The following article appeared in SFU's student-run newspaper; The Peak, on June 28, 2010.

By David Proctor News Editor

B.C. Finance Minister Colin Hansen announced that the unions representing SFU’s faculty and professional staff both reached two-year collective agreements with the province and the university last week. “It’s great news that SFU’s administrative and professional staff have reached an agreement,” said Minister of Advanced Education and Labour Market Development Moira Stilwell in a press release. “They play key roles in support of the academic mission and are an integral part of our post-secondary system in B.C.”

Although details about the deals have not been released publicly, Hansen revealed that the agreements were made under the provincial government’s Public Sector Bargaining Mandate 2010. A key element of Mandate 2010, however, was an absolute refusal to increase net compensation costs. As a result, if either of these agreements include wage increases, those expenditures will be offset by cuts in other areas.

According to the provincial government’s website, “The goal of Mandate 2010 is to achieve voluntarily-negotiated collective agreements in the public sector that will continue to support the province in delivering public services in a cost-effective and financially prudent manner.” Hansen added in a press release that “I’m pleased to see that real progress continues to be made at the negotiating tables. Despite the economic slowdown, a lot of good work has been done by unions and employers in collective bargaining across B.C.’s public sector.”

The first union to reach an agreement was the Administrative and Professional Staff Association, which represents 800 continuing, non-faculty management, supervisory, and professional employees at SFU. Members of the APSA include medical professionals, office administrators, and administrative coordinators. The SFU Faculty Association also reached an agreement, ensuring that the university’s instructors and researchers will continue their work uninterrupted until at least 2012.

The two other major unions at SFU are also at similar stages in renegotiation of their various collective agreements.

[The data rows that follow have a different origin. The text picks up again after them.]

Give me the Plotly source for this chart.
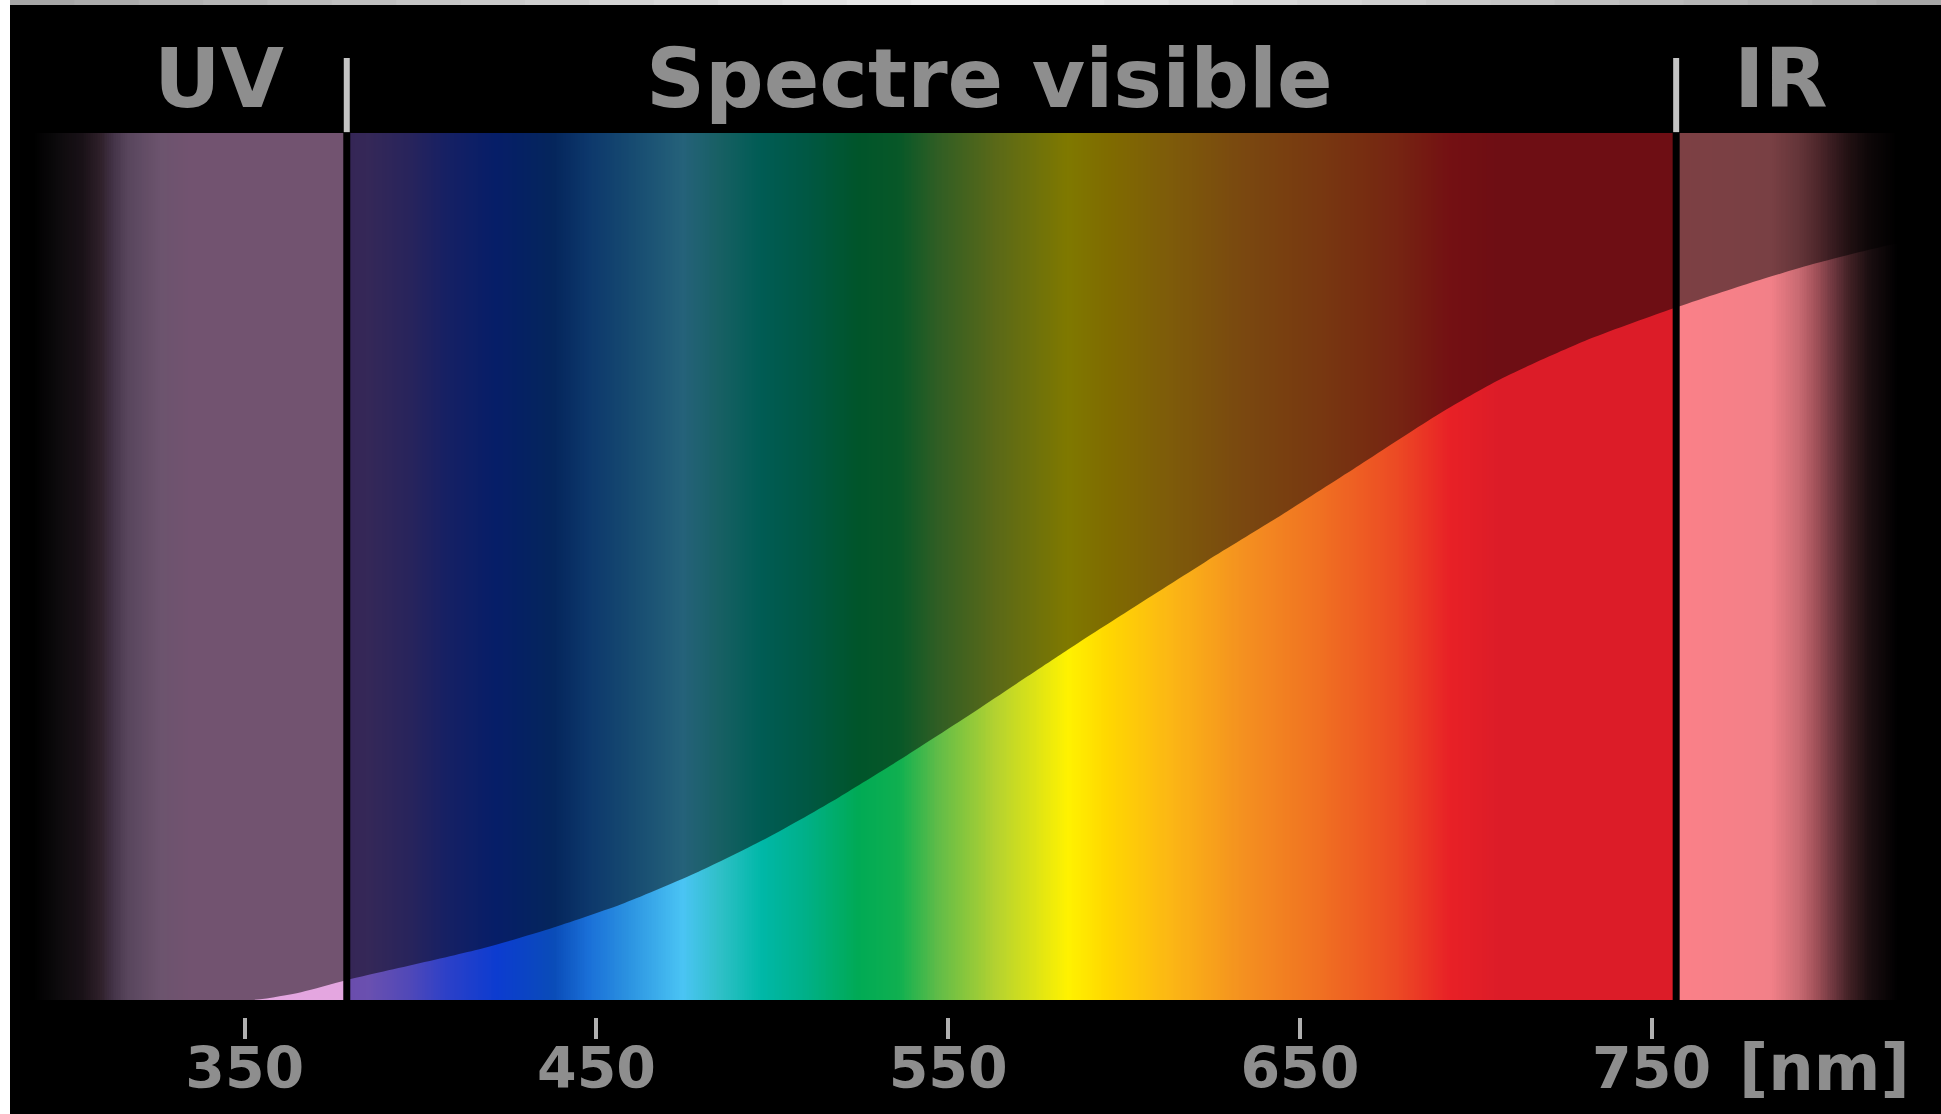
import numpy as np
import plotly.graph_objects as go

# ---------------- data ----------------
tick_nm = [350, 450, 550, 650, 750]
tick_text = ["350", "450", "550", "650", "750"]
unit_label = "[nm]"

region_labels = ["UV", "Spectre visible", "IR"]
region_label_nm = [342.7, 561.8, 786.7]
boundary_nm = [379, 757]

# relative sensitivity curve (boundary between bright and dimmed spectrum)
curve_nm = [280, 352, 366, 379, 418, 438, 458, 479, 499, 519, 536, 558, 584,
            602, 623, 645, 667, 690, 707, 731, 755, 778, 797, 820, 833]
curve_rel = [0.0, 0.0, 0.009, 0.023, 0.060, 0.084, 0.112, 0.148, 0.188, 0.234,
             0.2765, 0.334, 0.404, 0.451, 0.505, 0.560, 0.617, 0.677, 0.716,
             0.760, 0.796, 0.827, 0.850, 0.873, 0.884]

# spectrum colour stops (bright version)
spec_nm = [280, 290, 297, 304, 309, 312.5, 316.5, 326, 334, 379, 379.01,
           385, 397, 407.5, 421.7, 438, 448, 458.4, 474.6, 484.8, 496.8, 509,
           524.4, 536.3, 547.1, 563.6, 584.1, 595.1, 612.5, 634.1, 656, 677.6,
           693, 706.9, 757, 757.01, 784, 792, 797, 801.5, 806.4, 812, 820, 833]
spec_color = ["#000000", "#000000", "#1a161a", "#342430", "#5e4054", "#86668e",
              "#b08ab8", "#d8a8dc", "#e4a6e0", "#e4a6e0", "#6a4cac",
              "#6a50b0", "#5048b8", "#2c40c8", "#0c3cd0", "#0a4cb8", "#1a70d8",
              "#2a90e0", "#4ac4f4", "#30c0c8", "#00b8a8", "#00b08a",
              "#00aa55", "#10b050", "#60bc48", "#b4d230", "#fff200", "#ffd800",
              "#fcb814", "#f49020", "#f07022", "#ec4a24",
              "#e82026", "#dc1c28", "#dc1c28", "#fb8088", "#f28088", "#c86a72",
              "#a05058", "#703840", "#402024", "#1a0e10", "#000000", "#000000"]

# ---------------- geometry ----------------
W, H = 1941, 1114
X_MIN, X_MAX = 280.4, 832.3
Y_MIN, Y_MAX = -0.0196, 1.0865
M_T, M_B = 58, 97
plot_h = H - M_T - M_B
FONT = "DejaVu Sans"
TXT = "#8e8e8e"


def paper_y(px):
    return (H - M_B - px) / plot_h


zmin, zmax = spec_nm[0], spec_nm[-1]
colorscale = [[(n - zmin) / (zmax - zmin), c] for n, c in zip(spec_nm, spec_color)]

edges = np.arange(X_MIN, X_MAX + 0.5, 0.5)
centers = (edges[:-1] + edges[1:]) / 2
z = np.vstack([centers, centers])

fig = go.Figure()
fig.add_trace(go.Heatmap(x=edges, y=[0, 0.5, 1], z=z, colorscale=colorscale,
                         zmin=zmin, zmax=zmax, zsmooth=False, showscale=False,
                         hoverinfo="skip"))
fig.add_trace(go.Scatter(x=[curve_nm[0], curve_nm[-1]], y=[1, 1], mode="lines",
                         line=dict(width=0), hoverinfo="skip", showlegend=False))
fig.add_trace(go.Scatter(x=curve_nm, y=curve_rel, mode="lines",
                         line=dict(width=0, shape="spline", smoothing=0.7),
                         fill="tonexty", fillcolor="rgba(0,0,0,0.5)",
                         hoverinfo="skip", showlegend=False))

shapes = []
for b in boundary_nm:
    shapes.append(dict(type="line", xref="x", yref="y", x0=b, x1=b, y0=0, y1=1,
                       line=dict(color="#000000", width=7)))
    shapes.append(dict(type="line", xref="x", yref="y", x0=b, x1=b, y0=1.001,
                       y1=Y_MAX, line=dict(color="#c4c4c4", width=6)))
# white left strip
shapes.append(dict(type="rect", xref="paper", yref="paper", x0=0, x1=10 / W,
                   y0=-0.2, y1=1.2, line=dict(width=0), fillcolor="#ffffff"))
# grey top strip (lighter in the middle)
nseg = 30
for i in range(nseg):
    t = (i + 0.5) / nseg
    g = int(165 + 75 * (1 - abs(2 * t - 1)))
    shapes.append(dict(type="rect", xref="paper", yref="paper",
                       x0=10 / W + i * (1 - 10 / W) / nseg,
                       x1=10 / W + (i + 1) * (1 - 10 / W) / nseg + 0.001,
                       y0=paper_y(5), y1=paper_y(-5),
                       line=dict(width=0), fillcolor=f"rgb({g},{g},{g})"))

annotations = []
for lab, xn in zip(region_labels, region_label_nm):
    annotations.append(dict(text=lab, x=xn, xref="x", y=paper_y(79), yref="paper",
                            xanchor="center", yanchor="middle", showarrow=False,
                            font=dict(family=FONT, size=82, color=TXT, weight="bold")))
annotations.append(dict(text=unit_label, x=774.3, xref="x", y=paper_y(1068), yref="paper",
                        xanchor="left", yanchor="middle", showarrow=False,
                        font=dict(family=FONT, size=64, color=TXT, weight="bold")))

fig.update_layout(
    width=W, height=H, autosize=False,
    margin=dict(l=0, r=0, t=M_T, b=M_B, pad=0),
    paper_bgcolor="#000000", plot_bgcolor="#000000",
    showlegend=False,
    shapes=shapes, annotations=annotations,
    xaxis=dict(range=[X_MIN, X_MAX], tickvals=tick_nm, ticktext=tick_text,
               ticks="outside", ticklen=21, tickwidth=4, tickcolor="#b0b0b0",
               ticklabelstandoff=-19,
               tickfont=dict(family=FONT, size=57, color=TXT, weight="bold"),
               showgrid=False, zeroline=False, showline=False, automargin=False),
    yaxis=dict(range=[Y_MIN, Y_MAX], visible=False, showgrid=False, zeroline=False),
)

fig.write_html("out.html")
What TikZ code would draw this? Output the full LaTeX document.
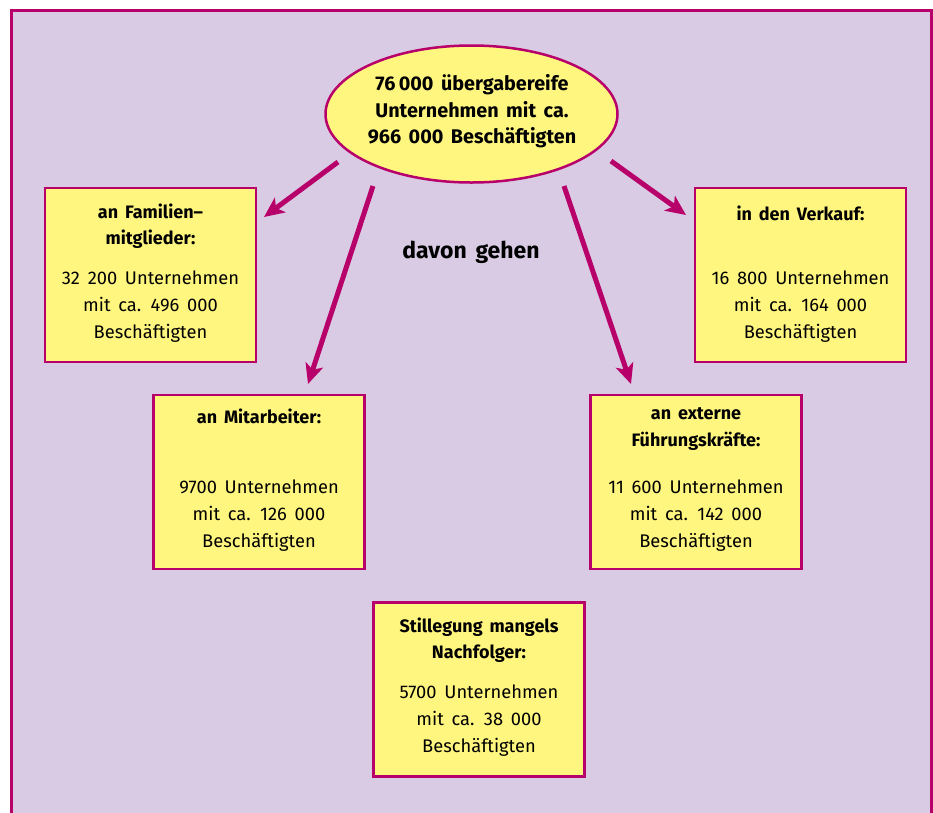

Members of the Teaching Support Staff Union, which represents teaching assistants at the university including TAs and sessional instructors, are currently continuing to work under the terms of an extended agreement that was originally scheduled to end on April 30. TSSU representatives did not respond to a request for an interview by the time The Peak went to press.

CUPE 3338 has six separate collective agreements at SFU, of which four — those with SFU, SFSS Food and Beverage, SFPIRG, and Best (or SFU’s janitorial workers — are currently up for renegotiation. Talks with Food and Beverage and SFU have not yet started, and talks with SFPIRG are scheduled to start next month, and all other agreements are currently in ongoing talks. Of CUPE 3338’s six collective agreements, only the agreement with SFU is subject to the 2010 provincial negotiating mandate.

Although union job action has been rare at SFU — the most recent strike occurred in fall 2007 when workers at the SFU Childcare Society picketed for four weeks before accepting a mediated settlement — strike action has been a particularly present threat at post-secondary institutions in Ontario. College faculty in that province voted not to strike in an extremely close 51.45 per cent decision last February, and a three-month-long strike by CUPE workers at York University shut the institution down until the provincial government ordered those workers to return to their jobs in January 2009.